▶ Recorded information
○ ○ ○ ○
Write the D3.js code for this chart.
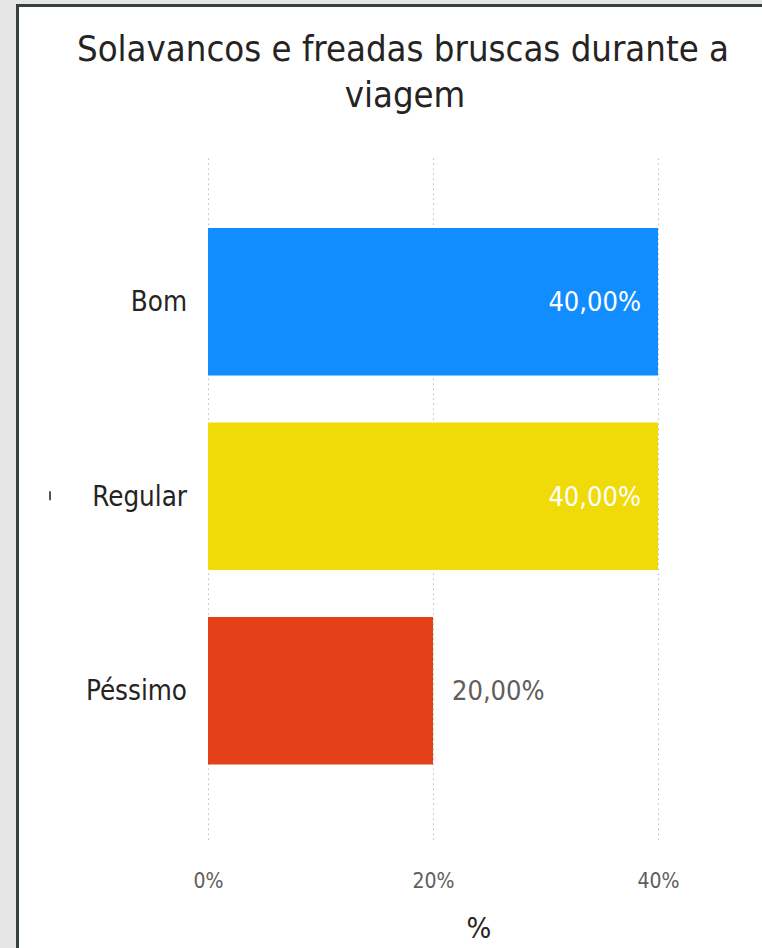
<!DOCTYPE html>
<html>
<head>
<meta charset="utf-8">
<script src="https://cdn.jsdelivr.net/npm/d3@7"></script>
<style>
  body { margin: 0; background: #e6e6e6; }
  svg { display: block; }
  text { font-family: "DejaVu Sans", sans-serif; font-stretch: condensed; }
</style>
</head>
<body>
<svg width="762" height="948"></svg>
<script>
const svg = d3.select('svg');

const width = +svg.attr('width');
const height = +svg.attr('height');

// data
const categories = ['Bom', 'Regular', 'Péssimo'];
const values = [40, 40, 20];
const barColors = ['#118DFF', '#F0DA07', '#E4411A'];
const tickValues = [0, 20, 40];
const titleLines = ['Solavancos e freadas bruscas durante a', 'viagem'];

const margin = { top: 155, left: 208, right: 104, bottom: 108 };
const innerRight = width - margin.right;
const innerBottom = height - margin.bottom;

//panel with the dark frame
svg.append('rect')
  .attr('x', 17.5)
  .attr('y', 5.5)
  .attr('width', width)
  .attr('height', height)
  .attr('fill', '#ffffff')
  .attr('stroke', '#36413a')
  .attr('stroke-width', 3);

//title
svg.append('g')
  .selectAll('text').data(titleLines)
  .enter().append('text')
    .attr('x', (d, i) => i === 0 ? 403 : 405)
    .attr('y', (d, i) => 61 + i * 46)
    .attr('text-anchor', 'middle')
    .attr('font-size', 36.2)
    .attr('fill', '#252423')
    .text(d => d);

//scales
const xScale = d3.scaleLinear()
  .domain([0, 40])
  .range([margin.left, innerRight]);

const yScale = d3.scaleBand()
  .domain(categories)
  .range([204.5, 788])
  .paddingInner(0.2416)
  .paddingOuter(0.1208);

//gridlines + tick labels
const xAxis = d3.axisBottom(xScale)
  .tickValues(tickValues)
  .tickFormat(d => d + '%')
  .tickSize(-(innerBottom - margin.top))
  .tickPadding(33);

const xAxisG = svg.append('g')
  .attr('transform', `translate(0,${innerBottom})`)
  .call(xAxis);
xAxisG.select('.domain').remove();
xAxisG.selectAll('line')
  .attr('stroke', '#bdbdbd')
  .attr('stroke-dasharray', '1.5,3.5');
xAxisG.selectAll('text')
  .attr('font-size', 21)
  .attr('fill', '#605e5c');

//axis title
svg.append('text')
  .attr('x', 479)
  .attr('y', 938)
  .attr('text-anchor', 'middle')
  .attr('font-size', 29)
  .attr('fill', '#252423')
  .text('%');

//category labels
svg.append('g')
  .selectAll('text').data(categories)
  .enter().append('text')
    .attr('x', 187)
    .attr('y', d => yScale(d) + yScale.bandwidth() / 2)
    .attr('dy', '0.35em')
    .attr('text-anchor', 'end')
    .attr('font-size', 27.5)
    .attr('fill', '#252423')
    .text(d => d);

//stray mark left of Regular
svg.append('line')
  .attr('x1', 50).attr('x2', 50)
  .attr('y1', yScale('Regular') + yScale.bandwidth() / 2 - 5)
  .attr('y2', yScale('Regular') + yScale.bandwidth() / 2 + 4)
  .attr('stroke', '#555')
  .attr('stroke-width', 2);

//bars
const rows = categories.map((c, i) => ({ cat: c, value: values[i], color: barColors[i] }));

svg.append('g')
  .selectAll('rect').data(rows)
  .enter().append('rect')
    .attr('x', xScale(0))
    .attr('y', d => yScale(d.cat))
    .attr('width', d => xScale(d.value) - xScale(0))
    .attr('height', yScale.bandwidth())
    .attr('fill', d => d.color);

//data labels: inside when the bar is long, outside otherwise
const fmt = v => v.toFixed(2).replace('.', ',') + '%';
svg.append('g')
  .selectAll('text').data(rows)
  .enter().append('text')
    .attr('x', d => d.value > 30 ? xScale(d.value) - 17 : xScale(d.value) + 19)
    .attr('y', d => yScale(d.cat) + yScale.bandwidth() / 2)
    .attr('dy', '0.35em')
    .attr('text-anchor', d => d.value > 30 ? 'end' : 'start')
    .attr('font-size', 27)
    .attr('fill', d => d.value > 30 ? '#ffffff' : '#605e5c')
    .text(d => fmt(d.value));
</script>
</body>
</html>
○ ○ ○ ○
▶ What is needed
Pictures excluded, repeat exactly the lines from the top of the material through the line with "const height = +svg.attr('height');", including both of those lines.

▶ Exercise output
Write the D3.js code for this chart.
<!DOCTYPE html>
<html>
<head>
<meta charset="utf-8">
<script src="https://cdn.jsdelivr.net/npm/d3@7"></script>
<style>
  body { margin: 0; background: #e6e6e6; }
  svg { display: block; }
  text { font-family: "DejaVu Sans", sans-serif; font-stretch: condensed; }
</style>
</head>
<body>
<svg width="762" height="948"></svg>
<script>
const svg = d3.select('svg');

const width = +svg.attr('width');
const height = +svg.attr('height');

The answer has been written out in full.